◆ EXERCISE: Using the records that follow, copy every line containing the word "document".

◆ DATA ENTRIES:
● ● ● ● ● ● ●
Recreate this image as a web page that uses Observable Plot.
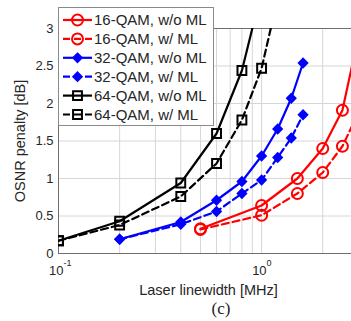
● ● ● ● ● ● ●
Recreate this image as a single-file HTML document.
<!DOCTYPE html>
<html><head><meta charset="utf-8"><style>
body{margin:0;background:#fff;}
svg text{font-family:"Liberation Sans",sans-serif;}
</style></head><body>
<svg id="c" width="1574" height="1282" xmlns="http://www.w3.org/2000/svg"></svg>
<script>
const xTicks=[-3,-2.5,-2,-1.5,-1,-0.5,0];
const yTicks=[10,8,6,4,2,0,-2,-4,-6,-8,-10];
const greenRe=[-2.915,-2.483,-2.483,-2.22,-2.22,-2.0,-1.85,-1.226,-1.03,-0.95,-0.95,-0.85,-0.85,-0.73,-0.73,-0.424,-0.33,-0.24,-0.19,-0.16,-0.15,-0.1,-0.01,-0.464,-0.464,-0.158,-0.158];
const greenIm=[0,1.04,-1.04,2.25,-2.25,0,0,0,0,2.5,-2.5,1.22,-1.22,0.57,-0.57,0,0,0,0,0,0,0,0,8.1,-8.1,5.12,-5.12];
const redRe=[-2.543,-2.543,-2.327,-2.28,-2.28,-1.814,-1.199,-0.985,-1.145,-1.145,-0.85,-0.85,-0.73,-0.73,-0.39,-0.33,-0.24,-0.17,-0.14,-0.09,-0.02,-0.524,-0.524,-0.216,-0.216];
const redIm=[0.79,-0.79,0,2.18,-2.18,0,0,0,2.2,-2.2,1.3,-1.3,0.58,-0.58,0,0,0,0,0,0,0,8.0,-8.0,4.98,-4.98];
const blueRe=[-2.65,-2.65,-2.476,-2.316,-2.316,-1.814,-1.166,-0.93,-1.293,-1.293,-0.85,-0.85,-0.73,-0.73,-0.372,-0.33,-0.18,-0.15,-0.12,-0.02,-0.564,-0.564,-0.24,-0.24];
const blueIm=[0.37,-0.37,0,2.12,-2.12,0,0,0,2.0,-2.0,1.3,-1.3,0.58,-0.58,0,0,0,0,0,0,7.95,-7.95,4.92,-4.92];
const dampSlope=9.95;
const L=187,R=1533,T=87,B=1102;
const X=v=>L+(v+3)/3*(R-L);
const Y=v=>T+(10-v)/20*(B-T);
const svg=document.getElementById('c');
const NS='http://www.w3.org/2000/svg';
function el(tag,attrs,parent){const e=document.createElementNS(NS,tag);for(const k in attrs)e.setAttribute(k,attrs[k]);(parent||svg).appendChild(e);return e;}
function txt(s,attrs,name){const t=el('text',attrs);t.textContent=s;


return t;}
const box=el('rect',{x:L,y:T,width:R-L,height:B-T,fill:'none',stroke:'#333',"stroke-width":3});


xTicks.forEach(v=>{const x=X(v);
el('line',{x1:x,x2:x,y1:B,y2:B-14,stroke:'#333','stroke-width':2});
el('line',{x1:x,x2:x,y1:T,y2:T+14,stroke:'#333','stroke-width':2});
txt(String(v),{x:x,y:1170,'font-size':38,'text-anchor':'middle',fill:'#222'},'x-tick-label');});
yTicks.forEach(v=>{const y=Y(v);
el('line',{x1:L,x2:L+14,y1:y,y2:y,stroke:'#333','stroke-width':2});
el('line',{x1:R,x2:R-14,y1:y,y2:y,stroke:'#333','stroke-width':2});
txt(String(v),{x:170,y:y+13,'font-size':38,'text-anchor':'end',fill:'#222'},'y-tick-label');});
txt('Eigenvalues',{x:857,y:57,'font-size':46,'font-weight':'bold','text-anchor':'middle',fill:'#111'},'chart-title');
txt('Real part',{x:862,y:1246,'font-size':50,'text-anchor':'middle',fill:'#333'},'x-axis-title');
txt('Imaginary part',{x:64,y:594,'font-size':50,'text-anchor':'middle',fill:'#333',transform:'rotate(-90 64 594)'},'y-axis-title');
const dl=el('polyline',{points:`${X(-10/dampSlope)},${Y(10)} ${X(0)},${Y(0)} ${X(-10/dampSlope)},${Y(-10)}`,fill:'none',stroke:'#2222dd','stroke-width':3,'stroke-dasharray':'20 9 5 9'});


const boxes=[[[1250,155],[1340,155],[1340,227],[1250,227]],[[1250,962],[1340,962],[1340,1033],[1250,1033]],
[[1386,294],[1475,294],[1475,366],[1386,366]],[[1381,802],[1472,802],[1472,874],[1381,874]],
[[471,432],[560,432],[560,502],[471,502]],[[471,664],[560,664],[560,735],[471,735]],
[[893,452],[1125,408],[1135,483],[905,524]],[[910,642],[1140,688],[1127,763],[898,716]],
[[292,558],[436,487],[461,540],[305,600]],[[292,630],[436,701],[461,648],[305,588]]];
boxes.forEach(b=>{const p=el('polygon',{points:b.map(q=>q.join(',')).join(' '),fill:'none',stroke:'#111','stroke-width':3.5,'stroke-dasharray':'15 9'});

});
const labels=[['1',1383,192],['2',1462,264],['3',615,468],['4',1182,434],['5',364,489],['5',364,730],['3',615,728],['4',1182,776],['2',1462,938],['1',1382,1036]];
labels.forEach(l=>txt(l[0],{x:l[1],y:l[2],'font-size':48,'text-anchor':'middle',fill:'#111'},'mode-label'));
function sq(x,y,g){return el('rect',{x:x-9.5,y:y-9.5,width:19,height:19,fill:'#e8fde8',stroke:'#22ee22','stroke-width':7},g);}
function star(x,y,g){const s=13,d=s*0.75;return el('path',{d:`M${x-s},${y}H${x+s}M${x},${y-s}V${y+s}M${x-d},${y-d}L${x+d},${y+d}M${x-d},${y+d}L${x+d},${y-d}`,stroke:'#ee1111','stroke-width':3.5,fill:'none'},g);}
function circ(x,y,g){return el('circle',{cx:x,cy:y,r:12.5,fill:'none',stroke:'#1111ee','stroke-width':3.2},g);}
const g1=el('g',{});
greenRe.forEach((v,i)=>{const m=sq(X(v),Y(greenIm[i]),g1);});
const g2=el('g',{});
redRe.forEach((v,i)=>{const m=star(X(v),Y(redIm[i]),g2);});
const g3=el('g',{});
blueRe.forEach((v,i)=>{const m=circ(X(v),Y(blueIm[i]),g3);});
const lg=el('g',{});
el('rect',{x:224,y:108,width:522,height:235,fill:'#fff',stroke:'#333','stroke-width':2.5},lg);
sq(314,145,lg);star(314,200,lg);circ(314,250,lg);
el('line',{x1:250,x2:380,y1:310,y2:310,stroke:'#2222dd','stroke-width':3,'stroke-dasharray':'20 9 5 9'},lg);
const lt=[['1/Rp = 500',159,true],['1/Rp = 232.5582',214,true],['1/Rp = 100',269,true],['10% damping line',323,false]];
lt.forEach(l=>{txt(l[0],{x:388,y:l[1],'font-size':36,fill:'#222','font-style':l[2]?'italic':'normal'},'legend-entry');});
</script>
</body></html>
● ● ● ● ● ● ●
◆ RESPONSE TO THIS EXERCISE:
Recreate this image as a single-file HTML document.
const svg=document.getElementById('c');
function el(tag,attrs,parent){const e=document.createElementNS(NS,tag);for(const k in attrs)e.setAttribute(k,attrs[k]);(parent||svg).appendChild(e);return e;}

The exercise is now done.